Nevertheless, there is something wrong. Despite the stifling morning heat, which struck us when stepping out on the parking lot, the room temperature is pleasantly refreshing, and there’s no evidence of any air-conditioning throughout the house. As you breathe, you feel no dust or odour particles in the air either. “Controlled housing ventilation,” is Stephen Nickel’s response to my quizzical look. An elaborate pump system regulates the exchange of air throughout the house and provides a constant room temperature 24 hours a day.
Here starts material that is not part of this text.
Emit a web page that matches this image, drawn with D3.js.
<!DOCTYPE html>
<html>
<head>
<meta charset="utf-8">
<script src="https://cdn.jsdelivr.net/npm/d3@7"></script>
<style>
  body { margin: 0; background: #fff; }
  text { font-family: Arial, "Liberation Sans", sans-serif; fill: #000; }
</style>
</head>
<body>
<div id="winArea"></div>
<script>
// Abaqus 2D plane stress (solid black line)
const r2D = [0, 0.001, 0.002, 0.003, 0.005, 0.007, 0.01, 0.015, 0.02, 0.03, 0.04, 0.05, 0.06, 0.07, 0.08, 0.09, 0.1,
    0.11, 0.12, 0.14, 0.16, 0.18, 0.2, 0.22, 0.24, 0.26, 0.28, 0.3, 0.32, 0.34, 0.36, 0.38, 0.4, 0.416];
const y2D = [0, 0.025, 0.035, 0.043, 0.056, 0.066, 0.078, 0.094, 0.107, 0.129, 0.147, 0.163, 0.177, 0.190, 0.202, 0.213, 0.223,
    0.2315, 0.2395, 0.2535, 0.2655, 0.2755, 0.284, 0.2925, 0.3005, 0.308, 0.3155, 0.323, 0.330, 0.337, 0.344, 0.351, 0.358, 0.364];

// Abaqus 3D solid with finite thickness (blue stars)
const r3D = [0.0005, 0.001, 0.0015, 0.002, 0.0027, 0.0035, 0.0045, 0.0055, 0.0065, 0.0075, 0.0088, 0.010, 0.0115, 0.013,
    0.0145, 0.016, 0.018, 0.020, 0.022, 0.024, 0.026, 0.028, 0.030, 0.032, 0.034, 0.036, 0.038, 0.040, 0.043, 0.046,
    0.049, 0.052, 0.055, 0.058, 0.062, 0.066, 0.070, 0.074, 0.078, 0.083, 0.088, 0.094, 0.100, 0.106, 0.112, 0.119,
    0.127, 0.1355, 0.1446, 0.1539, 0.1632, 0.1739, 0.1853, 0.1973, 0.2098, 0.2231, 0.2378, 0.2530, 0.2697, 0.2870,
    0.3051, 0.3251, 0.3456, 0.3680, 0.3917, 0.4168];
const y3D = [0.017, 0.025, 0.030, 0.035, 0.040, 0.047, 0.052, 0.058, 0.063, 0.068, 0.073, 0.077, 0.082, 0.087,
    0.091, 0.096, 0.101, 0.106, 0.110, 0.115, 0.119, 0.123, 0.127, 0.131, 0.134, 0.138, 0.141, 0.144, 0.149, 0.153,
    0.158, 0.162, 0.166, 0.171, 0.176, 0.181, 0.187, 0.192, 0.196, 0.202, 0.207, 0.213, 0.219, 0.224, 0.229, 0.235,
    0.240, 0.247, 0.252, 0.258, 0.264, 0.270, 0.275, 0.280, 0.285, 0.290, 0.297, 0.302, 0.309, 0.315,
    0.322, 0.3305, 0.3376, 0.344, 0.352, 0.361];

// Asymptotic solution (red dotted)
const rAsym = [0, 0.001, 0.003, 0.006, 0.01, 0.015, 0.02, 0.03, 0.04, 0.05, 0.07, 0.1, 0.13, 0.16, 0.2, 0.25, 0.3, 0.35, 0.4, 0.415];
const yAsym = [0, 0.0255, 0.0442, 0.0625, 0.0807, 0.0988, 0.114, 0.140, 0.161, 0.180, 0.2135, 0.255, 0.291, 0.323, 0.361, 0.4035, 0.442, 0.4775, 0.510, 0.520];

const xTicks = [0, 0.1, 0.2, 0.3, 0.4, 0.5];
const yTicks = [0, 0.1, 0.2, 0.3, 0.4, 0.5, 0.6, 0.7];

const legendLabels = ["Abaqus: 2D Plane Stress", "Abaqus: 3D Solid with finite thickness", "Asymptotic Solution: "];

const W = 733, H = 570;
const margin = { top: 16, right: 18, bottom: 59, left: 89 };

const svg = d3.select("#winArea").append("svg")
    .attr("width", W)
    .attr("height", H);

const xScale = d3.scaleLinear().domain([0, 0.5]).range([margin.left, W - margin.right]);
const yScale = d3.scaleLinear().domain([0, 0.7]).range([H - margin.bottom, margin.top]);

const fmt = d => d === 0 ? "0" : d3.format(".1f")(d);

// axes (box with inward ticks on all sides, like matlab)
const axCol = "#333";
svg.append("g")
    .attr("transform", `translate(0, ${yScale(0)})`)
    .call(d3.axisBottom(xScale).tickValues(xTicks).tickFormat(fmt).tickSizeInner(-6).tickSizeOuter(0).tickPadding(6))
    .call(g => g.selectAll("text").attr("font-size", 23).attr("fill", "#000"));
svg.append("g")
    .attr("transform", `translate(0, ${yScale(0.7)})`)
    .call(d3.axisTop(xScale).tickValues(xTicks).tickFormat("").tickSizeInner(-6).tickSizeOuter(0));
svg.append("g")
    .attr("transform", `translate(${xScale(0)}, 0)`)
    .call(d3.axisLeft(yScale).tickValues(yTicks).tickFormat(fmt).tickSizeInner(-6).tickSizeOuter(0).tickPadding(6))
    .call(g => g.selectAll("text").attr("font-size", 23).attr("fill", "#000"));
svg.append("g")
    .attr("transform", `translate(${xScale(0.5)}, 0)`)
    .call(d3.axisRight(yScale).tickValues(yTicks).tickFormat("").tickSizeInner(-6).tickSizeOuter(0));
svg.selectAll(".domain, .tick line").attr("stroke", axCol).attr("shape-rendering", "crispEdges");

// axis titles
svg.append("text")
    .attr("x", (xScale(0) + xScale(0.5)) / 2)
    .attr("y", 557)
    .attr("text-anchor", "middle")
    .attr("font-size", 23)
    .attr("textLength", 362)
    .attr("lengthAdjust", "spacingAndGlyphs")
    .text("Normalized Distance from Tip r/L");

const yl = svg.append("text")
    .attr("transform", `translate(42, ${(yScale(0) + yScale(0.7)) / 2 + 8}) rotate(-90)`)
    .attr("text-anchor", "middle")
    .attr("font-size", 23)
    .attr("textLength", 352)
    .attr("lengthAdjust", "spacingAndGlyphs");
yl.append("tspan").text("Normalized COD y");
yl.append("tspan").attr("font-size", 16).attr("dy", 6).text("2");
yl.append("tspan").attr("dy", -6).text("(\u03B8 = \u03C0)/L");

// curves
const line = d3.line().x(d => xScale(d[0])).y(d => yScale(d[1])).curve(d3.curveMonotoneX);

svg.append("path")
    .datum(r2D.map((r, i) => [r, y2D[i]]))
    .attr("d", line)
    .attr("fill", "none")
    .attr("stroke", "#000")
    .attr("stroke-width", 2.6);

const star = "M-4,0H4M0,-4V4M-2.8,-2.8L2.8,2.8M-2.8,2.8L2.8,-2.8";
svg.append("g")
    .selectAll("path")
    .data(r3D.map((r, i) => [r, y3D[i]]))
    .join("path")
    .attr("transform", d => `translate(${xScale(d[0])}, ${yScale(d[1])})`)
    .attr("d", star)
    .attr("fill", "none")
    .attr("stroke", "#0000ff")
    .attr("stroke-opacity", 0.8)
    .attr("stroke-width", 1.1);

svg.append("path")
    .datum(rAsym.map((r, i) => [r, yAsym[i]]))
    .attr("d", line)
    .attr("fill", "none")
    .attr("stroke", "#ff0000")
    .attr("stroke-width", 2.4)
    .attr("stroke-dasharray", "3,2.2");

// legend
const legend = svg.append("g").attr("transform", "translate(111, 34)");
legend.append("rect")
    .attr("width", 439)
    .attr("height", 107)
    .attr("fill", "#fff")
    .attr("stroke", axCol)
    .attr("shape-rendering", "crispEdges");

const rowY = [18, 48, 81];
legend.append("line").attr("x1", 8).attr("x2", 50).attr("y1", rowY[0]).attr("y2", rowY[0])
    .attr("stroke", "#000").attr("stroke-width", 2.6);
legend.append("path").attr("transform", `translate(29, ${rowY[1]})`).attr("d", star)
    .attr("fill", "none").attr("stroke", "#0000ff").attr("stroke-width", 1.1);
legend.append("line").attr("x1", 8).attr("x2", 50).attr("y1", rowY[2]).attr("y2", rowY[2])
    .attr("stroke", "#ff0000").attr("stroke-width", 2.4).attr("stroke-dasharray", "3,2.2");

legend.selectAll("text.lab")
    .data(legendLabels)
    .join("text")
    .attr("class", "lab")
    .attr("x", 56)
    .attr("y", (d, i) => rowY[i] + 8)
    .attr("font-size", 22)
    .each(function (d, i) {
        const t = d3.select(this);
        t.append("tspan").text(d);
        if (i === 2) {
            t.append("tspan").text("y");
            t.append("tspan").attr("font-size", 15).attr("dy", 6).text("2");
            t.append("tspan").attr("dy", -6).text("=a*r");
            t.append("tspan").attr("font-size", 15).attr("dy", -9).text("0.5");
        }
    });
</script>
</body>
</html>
The surprise effect multiplies when the couple relates that this high-tech structure is a prefabricated building, the components of which were shipped from Germany to the island and erected in only four days – yes, you read that correctly.

Ten years ago the Nickels did not imagine living in a prefabricated passive house on Mallorca someday. “At that time we came to the island to get married,” says Christine Nickel. Here, they also fell in love with Mallorca. During subsequent holidays they began to look for a holiday home. “However, we did not like any of the houses we had seen.”

Thus, the couple eventually came up with the idea of having a home built in line with their needs – which was more easily said than done. “For a long time we were looking for a suitable plot. In the end we chose this romantic piece of land in the interior of the island,” says Stephen. But only then the adventure kicked off. For months the two were trying to convince local architects and building contractors of their plans. “It often took months until we received an answer at all,” he recalls. They also doubted the constantly changing amount of the estimated construction costs. “Some were exorbitant,” he says. After two years of emotional roller coaster-riding, the Germans were fed up with their Mallorca plans. “We were even about to sell the plot.”

However, they began to look on the Internet for providers of prefabricated buildings. And found what they were looking for . . . in Germany. “A pre-manufactured and ready-to-use construction plan exactly matched our ideas,” says Stephen. What about the price? “In some cases, even including transport costs of the prefabricated elements from Germany, prices were considerably lower than those we had been offered on the island for a conventional construction”.

In October 2009 three huge container trucks with cranes arrived on the island. Only a few days later, besides the foundations, all wall parts with windows and the entire roof structure were mounted on the former potato field. As mentioned before, the Nickels’ home on Mallorca is a genuine passive house, meaning: specially insulated walls, and windows and roof achieving an above-average recuperation of the radiation warmth of the inhabitants as well as all household appliances. A sophisticated ventilation system decreases energy loss and regulates room temperature and entry of fresh air. “The separately installed underfloor heating – which, by the way, also cools the rooms in summer – runs fewer than four to five days a year,” Stephen explains.

Installing this intelligent and fully automated heat-air exchange system as well as the remaining interior fittings took approximately one year. “Towards the end, we often had to lend a hand ourselves, because there are few trained technicians and craftsmen on Mallorca to perform this work,” says Christina. Meanwhile the couple has moved their main domicile to the island and is forging new plans. “Even if it does hurt deeply, we want to sell this unique house,” Stephen says. “It is somewhat too big for the two of us.” But they will not turn their backs on Mallorca; on the contrary, the two have already had a close look at another plot on the island in order to build a new, smaller passive house there. “Now that we have had quite some experience of it,” Christina says . . . sounding quite convincing.